Pickles are good here, but I love all the other options they give you - they had tonkatsu sauce, a ponzu with oroshi daikon already mixed in, worcester sauce, soy sauce, Japanese hot pepper, yuzu kosho and pink crystallized salt. Plus, of course, mustard with the actual food. The only thing missing was the bowl of sesame that I used to love grinding at Katsukura, but with this much variety you can get through the biggest cutlet without boredom. And this is a big cutlet to get through.

The katsu itself was big, a departure from some other places (it's also $20, be warned). On the other hand, a solid inch of one side was taken up with fat (there's no actual meat in that close-up). On the other other hand, that too was delicious, especially when just out of the fryer and still melty...The meat and fat were both exceptional, while the doubled coating was thick yet light and perfectly done.
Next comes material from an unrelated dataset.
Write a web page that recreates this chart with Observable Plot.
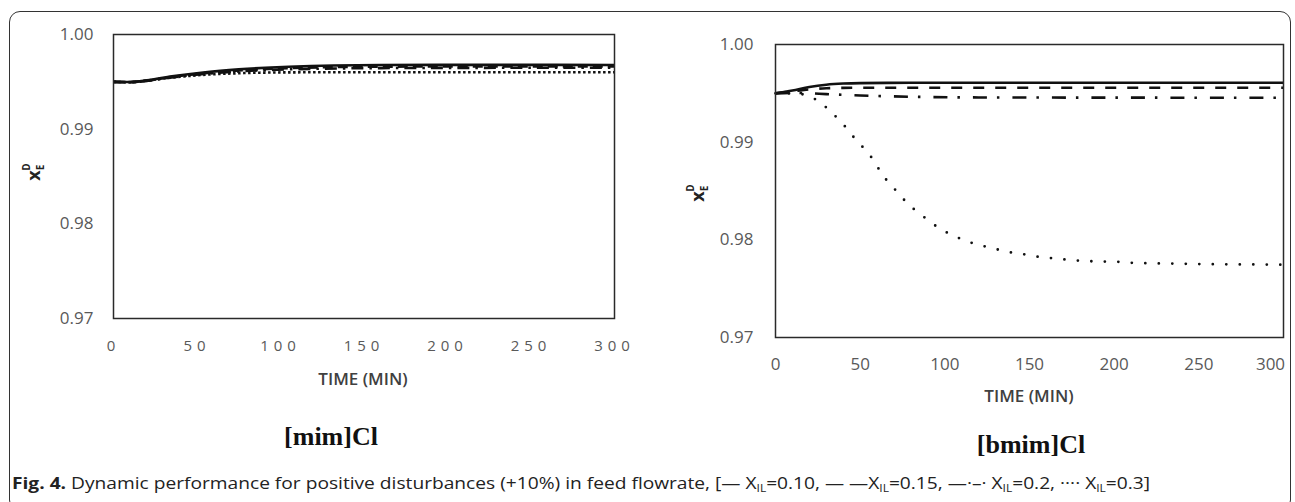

I like the fact that the chef uses a big, shallow copper pot, much like an upper-grade tempura restaurant.

It's a big buildup to get to this point and not say anything else, but I've learned that I don't much like similies describing tastes. Just trust me that this is a great restaurant, where a serious and committed guy serves great tonkatsu, and you should go out of your way to try it.

Seriously. I'm not kidding around here.

[June 23, 2011: Big Bird and I went back today, finding almost no line. I ventured boldly in a new direction by not getting the teishoku (skip the rice and soup, save Y400 and a bunch of empty calories) and also ordering from the separate items available. The plate at left, plus a free refill of cabbage, was thus Y1250. That's half a menchi katsu, a kushi katsu, an ebi shinjo, and a crab croquette. They were every bit as extraordinary as the pork always is. The prospect of eating here for less than Y1k is there for the taking, and is an great value.]

1 comment:

  1. eat Tonkatsu at Marumasuya, Akabane. 500 yen, great.